Requirements ->
Without the pictures, return exactly the lines from the one with "What seaborn and" through the one with "import numpy as np". Both end lines belong in the copy.

Dataset records ->
>> Start
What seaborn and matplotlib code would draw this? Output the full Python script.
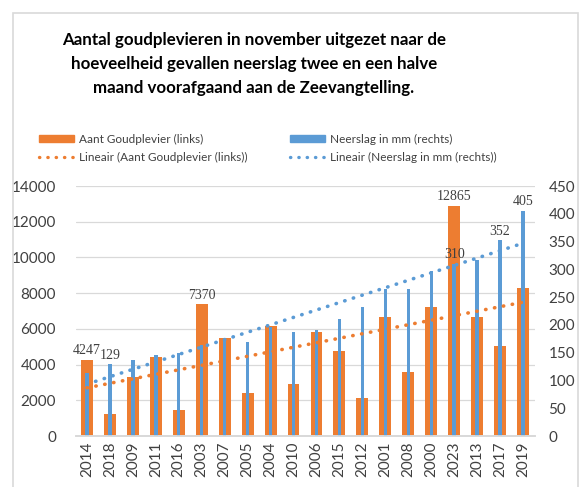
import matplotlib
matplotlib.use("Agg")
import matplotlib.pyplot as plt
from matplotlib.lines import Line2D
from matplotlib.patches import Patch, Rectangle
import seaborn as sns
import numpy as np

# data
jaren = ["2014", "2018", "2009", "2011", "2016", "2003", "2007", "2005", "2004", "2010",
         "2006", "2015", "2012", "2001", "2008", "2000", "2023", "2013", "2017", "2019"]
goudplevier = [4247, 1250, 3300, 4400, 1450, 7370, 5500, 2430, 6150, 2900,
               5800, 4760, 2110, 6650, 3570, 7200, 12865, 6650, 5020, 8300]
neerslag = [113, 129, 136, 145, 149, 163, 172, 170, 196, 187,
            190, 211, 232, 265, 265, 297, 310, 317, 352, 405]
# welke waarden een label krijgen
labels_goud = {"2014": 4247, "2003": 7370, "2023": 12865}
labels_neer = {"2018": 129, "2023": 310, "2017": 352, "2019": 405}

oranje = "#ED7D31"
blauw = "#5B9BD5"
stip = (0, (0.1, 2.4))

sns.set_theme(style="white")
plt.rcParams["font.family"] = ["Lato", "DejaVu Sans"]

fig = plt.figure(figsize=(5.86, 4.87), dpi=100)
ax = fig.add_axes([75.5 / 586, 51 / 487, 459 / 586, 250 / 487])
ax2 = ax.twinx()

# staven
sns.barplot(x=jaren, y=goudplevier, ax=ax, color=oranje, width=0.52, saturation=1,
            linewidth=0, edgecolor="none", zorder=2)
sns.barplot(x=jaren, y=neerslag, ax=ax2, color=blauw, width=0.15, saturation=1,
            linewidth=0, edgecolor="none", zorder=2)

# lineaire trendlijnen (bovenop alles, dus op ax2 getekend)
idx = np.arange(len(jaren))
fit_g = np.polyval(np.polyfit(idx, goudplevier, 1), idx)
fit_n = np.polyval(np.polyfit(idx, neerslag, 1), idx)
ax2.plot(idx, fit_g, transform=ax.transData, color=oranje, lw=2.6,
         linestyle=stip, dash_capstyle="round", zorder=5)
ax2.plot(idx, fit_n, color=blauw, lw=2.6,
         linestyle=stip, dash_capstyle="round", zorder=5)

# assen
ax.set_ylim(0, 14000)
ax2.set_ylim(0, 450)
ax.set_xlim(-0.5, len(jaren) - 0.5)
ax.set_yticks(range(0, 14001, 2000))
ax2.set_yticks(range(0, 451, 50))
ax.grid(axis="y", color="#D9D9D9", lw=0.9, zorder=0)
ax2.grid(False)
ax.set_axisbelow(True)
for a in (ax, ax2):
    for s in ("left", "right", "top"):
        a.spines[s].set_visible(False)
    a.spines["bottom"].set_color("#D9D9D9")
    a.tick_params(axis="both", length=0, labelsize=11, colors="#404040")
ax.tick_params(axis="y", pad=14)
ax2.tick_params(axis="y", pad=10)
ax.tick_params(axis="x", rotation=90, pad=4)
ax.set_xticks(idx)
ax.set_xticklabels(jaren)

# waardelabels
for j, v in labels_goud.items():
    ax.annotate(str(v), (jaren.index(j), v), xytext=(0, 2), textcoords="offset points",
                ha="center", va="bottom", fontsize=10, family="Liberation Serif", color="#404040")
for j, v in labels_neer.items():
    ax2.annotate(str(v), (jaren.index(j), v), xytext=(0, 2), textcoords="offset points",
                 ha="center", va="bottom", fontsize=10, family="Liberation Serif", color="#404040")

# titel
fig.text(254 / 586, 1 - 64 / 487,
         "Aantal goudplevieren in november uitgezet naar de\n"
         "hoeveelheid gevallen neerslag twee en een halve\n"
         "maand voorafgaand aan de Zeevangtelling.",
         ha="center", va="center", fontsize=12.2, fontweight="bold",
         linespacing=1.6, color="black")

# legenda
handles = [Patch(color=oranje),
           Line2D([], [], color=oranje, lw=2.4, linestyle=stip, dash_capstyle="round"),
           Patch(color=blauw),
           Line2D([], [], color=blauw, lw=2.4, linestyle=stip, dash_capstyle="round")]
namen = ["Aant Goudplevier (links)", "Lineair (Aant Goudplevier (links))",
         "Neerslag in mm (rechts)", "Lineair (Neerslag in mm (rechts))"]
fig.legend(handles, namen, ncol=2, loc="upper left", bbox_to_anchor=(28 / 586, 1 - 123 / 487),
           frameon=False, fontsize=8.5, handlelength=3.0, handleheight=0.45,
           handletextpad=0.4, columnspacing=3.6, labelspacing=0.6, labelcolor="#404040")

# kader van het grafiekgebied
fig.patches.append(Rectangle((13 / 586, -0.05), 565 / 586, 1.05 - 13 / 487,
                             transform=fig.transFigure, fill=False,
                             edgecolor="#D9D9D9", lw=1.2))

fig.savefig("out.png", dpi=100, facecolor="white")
>> End
>> Start
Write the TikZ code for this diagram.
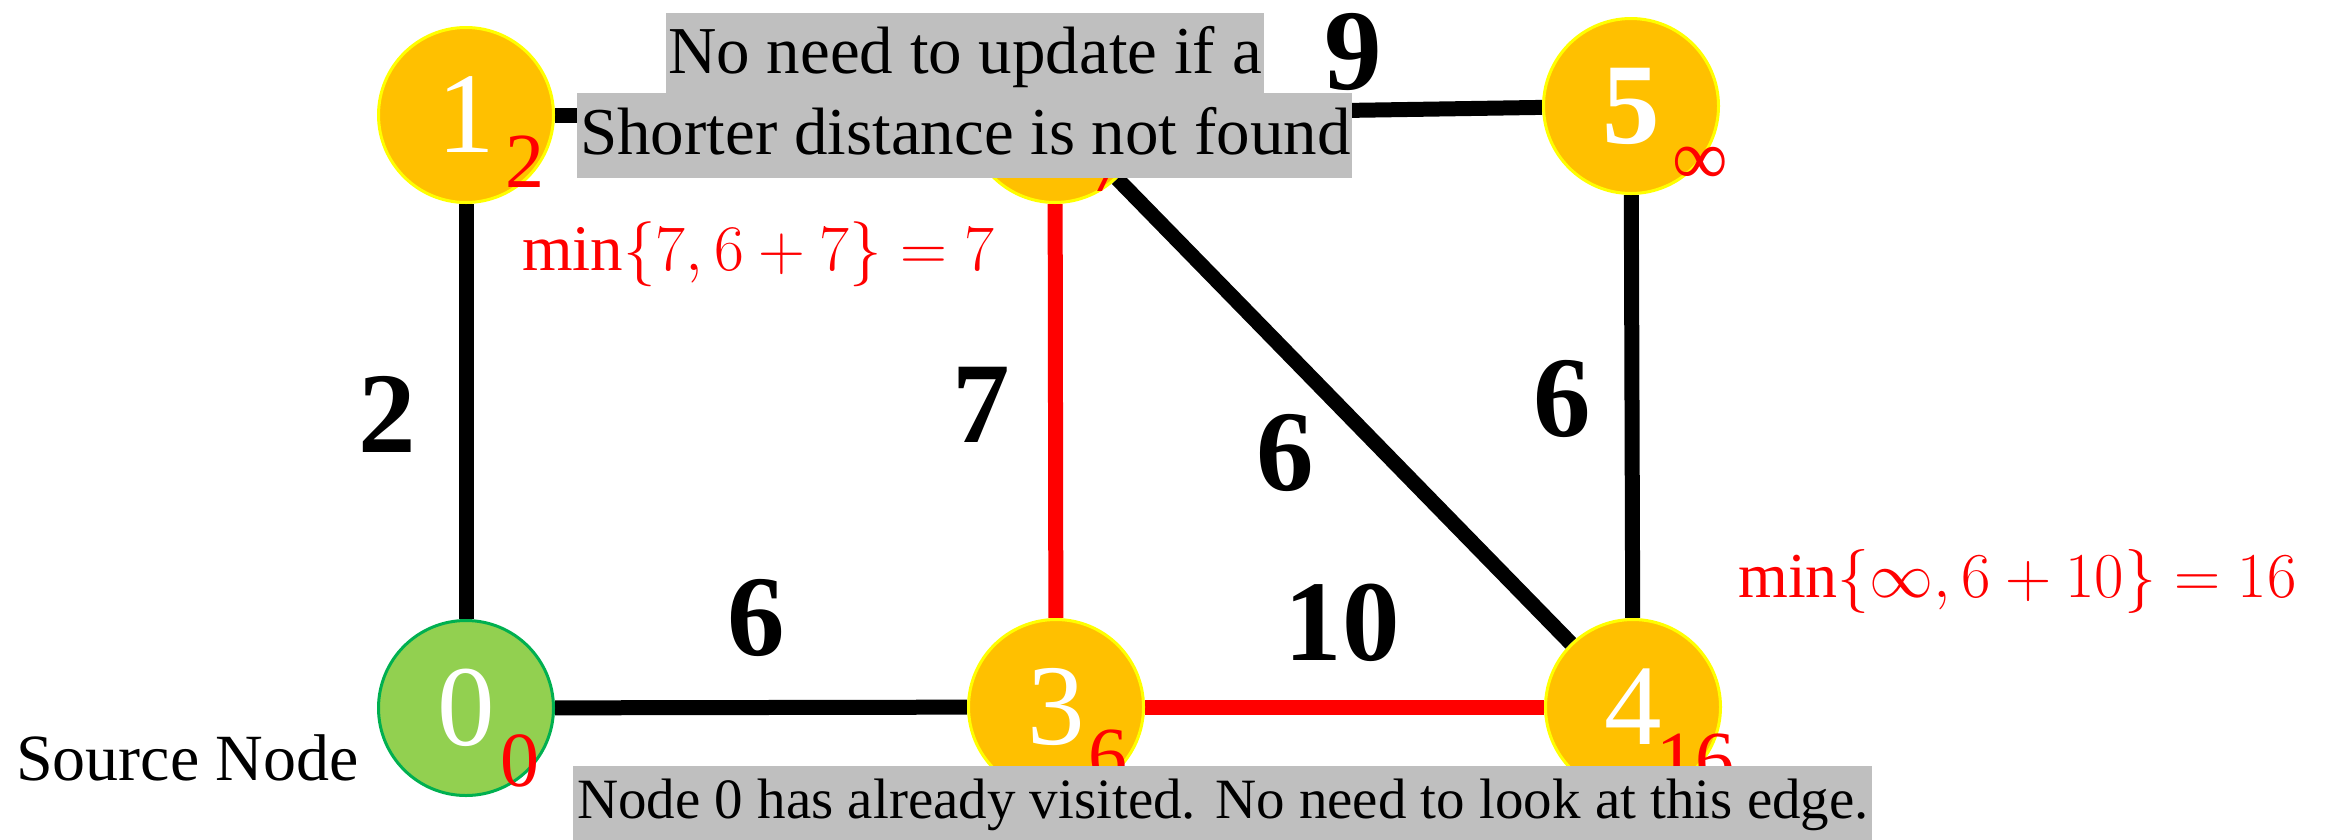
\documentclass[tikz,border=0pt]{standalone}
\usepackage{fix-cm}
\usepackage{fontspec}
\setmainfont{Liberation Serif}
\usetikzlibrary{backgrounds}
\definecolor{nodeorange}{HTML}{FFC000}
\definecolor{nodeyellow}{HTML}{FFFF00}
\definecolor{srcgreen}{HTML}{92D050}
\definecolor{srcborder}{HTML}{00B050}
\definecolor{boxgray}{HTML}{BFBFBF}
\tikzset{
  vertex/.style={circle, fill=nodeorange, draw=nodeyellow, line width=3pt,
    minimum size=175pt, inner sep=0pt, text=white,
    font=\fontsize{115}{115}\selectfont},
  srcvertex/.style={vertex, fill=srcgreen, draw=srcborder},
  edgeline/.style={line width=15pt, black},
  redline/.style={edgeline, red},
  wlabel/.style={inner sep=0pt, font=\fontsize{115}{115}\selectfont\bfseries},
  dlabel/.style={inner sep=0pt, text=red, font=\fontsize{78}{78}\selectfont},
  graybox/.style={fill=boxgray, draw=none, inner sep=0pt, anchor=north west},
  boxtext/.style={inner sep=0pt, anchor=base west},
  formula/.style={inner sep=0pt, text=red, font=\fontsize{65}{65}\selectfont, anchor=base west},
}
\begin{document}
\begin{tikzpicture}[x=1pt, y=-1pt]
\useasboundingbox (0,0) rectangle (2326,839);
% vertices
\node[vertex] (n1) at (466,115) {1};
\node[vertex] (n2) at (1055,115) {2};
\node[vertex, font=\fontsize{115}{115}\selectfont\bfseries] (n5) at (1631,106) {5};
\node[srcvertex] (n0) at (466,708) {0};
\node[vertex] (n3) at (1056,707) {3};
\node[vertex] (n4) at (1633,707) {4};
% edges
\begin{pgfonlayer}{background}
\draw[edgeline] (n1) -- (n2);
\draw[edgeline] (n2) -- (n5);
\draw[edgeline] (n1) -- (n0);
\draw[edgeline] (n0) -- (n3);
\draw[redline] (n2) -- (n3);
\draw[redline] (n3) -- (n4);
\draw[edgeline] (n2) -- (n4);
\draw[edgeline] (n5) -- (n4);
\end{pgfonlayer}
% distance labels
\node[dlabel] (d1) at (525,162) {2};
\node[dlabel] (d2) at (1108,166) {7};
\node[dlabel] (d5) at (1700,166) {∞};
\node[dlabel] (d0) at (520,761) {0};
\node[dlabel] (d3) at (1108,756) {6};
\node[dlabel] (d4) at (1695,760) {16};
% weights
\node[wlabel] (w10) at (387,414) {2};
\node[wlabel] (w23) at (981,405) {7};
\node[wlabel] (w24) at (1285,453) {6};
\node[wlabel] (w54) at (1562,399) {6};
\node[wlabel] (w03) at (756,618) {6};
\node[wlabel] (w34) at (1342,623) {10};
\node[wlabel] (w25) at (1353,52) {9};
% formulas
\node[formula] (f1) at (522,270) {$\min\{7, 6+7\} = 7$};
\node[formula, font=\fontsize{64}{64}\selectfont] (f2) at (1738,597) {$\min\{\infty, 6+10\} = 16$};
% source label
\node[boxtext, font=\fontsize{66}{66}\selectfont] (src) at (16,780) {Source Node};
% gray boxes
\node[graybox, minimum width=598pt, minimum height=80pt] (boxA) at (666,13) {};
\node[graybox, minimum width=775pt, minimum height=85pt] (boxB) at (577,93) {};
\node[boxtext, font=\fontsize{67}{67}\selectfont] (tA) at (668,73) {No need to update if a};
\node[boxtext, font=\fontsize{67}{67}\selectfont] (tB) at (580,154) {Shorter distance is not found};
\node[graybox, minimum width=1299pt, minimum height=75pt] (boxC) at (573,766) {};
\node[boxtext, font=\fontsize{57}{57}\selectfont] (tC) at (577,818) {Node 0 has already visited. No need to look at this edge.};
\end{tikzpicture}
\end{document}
>> End
Answer to the exercise ->
What seaborn and matplotlib code would draw this? Output the full Python script.
import matplotlib
matplotlib.use("Agg")
import matplotlib.pyplot as plt
from matplotlib.lines import Line2D
from matplotlib.patches import Patch, Rectangle
import seaborn as sns
import numpy as np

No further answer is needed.